■ **MATERIAL**:
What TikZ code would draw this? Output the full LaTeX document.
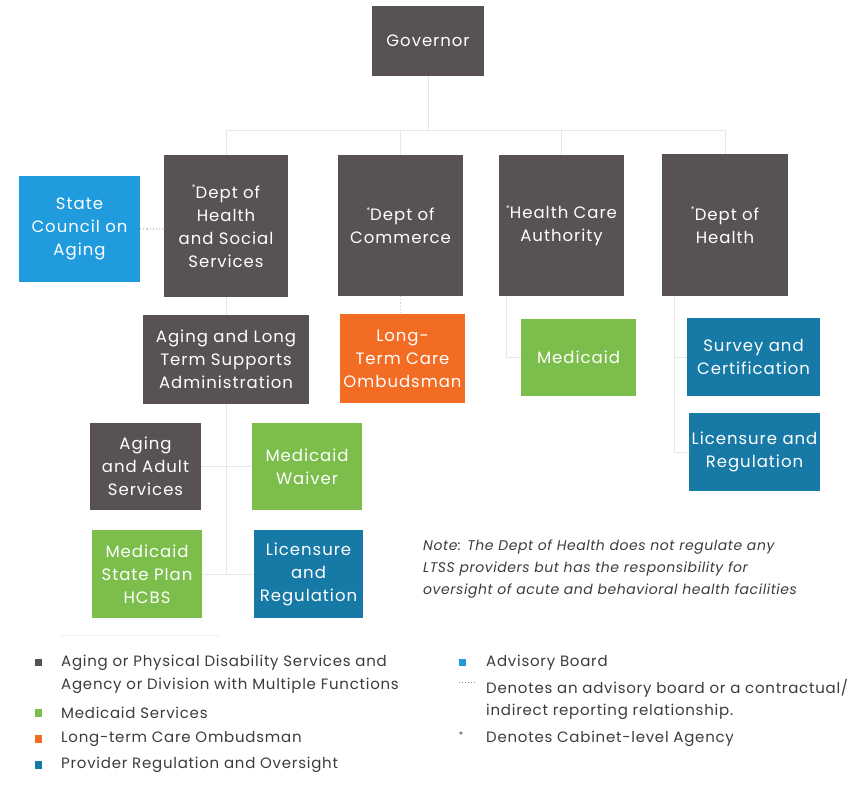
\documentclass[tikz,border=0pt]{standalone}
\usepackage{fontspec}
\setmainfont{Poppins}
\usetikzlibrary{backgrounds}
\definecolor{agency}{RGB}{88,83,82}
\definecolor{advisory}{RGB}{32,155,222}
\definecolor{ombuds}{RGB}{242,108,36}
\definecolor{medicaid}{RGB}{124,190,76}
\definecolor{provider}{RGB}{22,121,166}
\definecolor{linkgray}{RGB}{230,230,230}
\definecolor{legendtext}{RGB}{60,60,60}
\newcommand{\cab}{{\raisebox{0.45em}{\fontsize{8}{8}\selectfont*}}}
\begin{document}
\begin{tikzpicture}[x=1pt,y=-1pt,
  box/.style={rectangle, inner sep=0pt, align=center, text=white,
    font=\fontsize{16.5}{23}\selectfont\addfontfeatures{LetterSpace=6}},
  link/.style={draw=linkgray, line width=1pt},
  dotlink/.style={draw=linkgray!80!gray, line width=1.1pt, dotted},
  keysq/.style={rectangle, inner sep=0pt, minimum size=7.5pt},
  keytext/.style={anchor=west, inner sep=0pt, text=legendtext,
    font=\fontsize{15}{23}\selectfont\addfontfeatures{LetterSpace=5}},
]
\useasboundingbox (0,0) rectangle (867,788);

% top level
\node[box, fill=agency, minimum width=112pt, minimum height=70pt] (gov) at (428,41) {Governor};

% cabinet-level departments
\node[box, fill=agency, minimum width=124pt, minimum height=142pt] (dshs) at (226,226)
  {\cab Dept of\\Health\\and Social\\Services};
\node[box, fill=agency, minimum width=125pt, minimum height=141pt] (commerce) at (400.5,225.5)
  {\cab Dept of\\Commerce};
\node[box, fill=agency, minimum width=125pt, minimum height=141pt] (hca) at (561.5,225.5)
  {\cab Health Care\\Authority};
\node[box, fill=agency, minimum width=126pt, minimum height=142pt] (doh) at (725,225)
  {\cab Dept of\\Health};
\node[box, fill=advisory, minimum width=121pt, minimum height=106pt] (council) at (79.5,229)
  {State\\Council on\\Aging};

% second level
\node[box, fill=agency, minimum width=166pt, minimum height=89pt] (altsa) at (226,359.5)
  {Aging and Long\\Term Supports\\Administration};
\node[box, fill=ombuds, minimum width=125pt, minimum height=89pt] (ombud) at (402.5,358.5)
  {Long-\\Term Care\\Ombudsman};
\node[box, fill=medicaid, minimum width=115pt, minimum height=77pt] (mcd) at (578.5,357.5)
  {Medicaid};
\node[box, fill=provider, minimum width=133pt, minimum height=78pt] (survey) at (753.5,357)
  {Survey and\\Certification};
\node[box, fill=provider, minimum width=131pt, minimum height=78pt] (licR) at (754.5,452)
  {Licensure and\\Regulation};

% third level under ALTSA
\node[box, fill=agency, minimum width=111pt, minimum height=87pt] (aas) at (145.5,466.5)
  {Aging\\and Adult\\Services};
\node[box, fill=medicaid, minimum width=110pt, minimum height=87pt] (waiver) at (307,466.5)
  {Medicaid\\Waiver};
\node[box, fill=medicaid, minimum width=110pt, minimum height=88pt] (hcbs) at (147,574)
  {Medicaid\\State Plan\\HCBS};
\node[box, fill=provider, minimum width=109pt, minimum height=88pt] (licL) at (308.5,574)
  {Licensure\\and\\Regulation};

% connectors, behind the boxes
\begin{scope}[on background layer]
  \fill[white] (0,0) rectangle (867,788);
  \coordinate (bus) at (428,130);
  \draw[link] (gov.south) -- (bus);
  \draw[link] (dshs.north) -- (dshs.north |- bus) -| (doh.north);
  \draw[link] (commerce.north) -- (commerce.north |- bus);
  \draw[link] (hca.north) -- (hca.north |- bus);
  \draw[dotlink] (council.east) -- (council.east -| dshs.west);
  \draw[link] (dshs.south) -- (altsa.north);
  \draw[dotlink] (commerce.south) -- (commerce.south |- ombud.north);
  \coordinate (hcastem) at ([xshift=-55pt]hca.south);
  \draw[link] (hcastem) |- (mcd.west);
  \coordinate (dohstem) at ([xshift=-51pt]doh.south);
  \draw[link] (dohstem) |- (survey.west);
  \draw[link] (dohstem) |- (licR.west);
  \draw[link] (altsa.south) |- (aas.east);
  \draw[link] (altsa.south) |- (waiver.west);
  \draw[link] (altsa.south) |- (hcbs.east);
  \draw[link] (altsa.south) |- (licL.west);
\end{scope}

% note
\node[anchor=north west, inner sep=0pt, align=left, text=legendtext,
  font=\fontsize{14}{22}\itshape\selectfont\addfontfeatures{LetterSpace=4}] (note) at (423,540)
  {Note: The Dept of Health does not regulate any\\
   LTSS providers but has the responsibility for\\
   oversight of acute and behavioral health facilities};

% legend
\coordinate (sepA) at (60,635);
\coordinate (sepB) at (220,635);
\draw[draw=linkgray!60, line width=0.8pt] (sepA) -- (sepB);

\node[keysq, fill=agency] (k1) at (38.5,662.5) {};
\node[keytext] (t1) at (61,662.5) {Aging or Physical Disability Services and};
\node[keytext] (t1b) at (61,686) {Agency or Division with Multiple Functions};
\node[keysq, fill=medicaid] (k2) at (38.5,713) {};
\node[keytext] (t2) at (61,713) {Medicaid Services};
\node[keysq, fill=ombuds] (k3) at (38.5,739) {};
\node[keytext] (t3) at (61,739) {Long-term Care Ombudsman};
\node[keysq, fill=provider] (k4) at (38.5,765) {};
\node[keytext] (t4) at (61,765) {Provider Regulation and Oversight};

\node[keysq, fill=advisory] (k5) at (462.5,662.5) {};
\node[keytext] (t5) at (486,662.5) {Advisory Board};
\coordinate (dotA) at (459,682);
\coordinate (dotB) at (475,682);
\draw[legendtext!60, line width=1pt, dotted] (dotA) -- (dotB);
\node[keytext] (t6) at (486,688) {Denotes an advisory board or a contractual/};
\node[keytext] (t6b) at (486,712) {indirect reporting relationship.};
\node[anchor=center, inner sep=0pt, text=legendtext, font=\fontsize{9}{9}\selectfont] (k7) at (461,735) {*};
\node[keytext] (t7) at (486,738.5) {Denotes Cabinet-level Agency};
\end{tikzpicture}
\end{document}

■ **THE REQUEST**: Repeat the lines of the listing above verbatim, beginning at its first line and ending at the line containing "minimum width=112pt, minimum", which is included. Omit pictures.

■ **EXERCISE SOLUTION**:
What TikZ code would draw this? Output the full LaTeX document.
\documentclass[tikz,border=0pt]{standalone}
\usepackage{fontspec}
\setmainfont{Poppins}
\usetikzlibrary{backgrounds}
\definecolor{agency}{RGB}{88,83,82}
\definecolor{advisory}{RGB}{32,155,222}
\definecolor{ombuds}{RGB}{242,108,36}
\definecolor{medicaid}{RGB}{124,190,76}
\definecolor{provider}{RGB}{22,121,166}
\definecolor{linkgray}{RGB}{230,230,230}
\definecolor{legendtext}{RGB}{60,60,60}
\newcommand{\cab}{{\raisebox{0.45em}{\fontsize{8}{8}\selectfont*}}}
\begin{document}
\begin{tikzpicture}[x=1pt,y=-1pt,
  box/.style={rectangle, inner sep=0pt, align=center, text=white,
    font=\fontsize{16.5}{23}\selectfont\addfontfeatures{LetterSpace=6}},
  link/.style={draw=linkgray, line width=1pt},
  dotlink/.style={draw=linkgray!80!gray, line width=1.1pt, dotted},
  keysq/.style={rectangle, inner sep=0pt, minimum size=7.5pt},
  keytext/.style={anchor=west, inner sep=0pt, text=legendtext,
    font=\fontsize{15}{23}\selectfont\addfontfeatures{LetterSpace=5}},
]
\useasboundingbox (0,0) rectangle (867,788);

% top level
\node[box, fill=agency, minimum width=112pt, minimum height=70pt] (gov) at (428,41) {Governor};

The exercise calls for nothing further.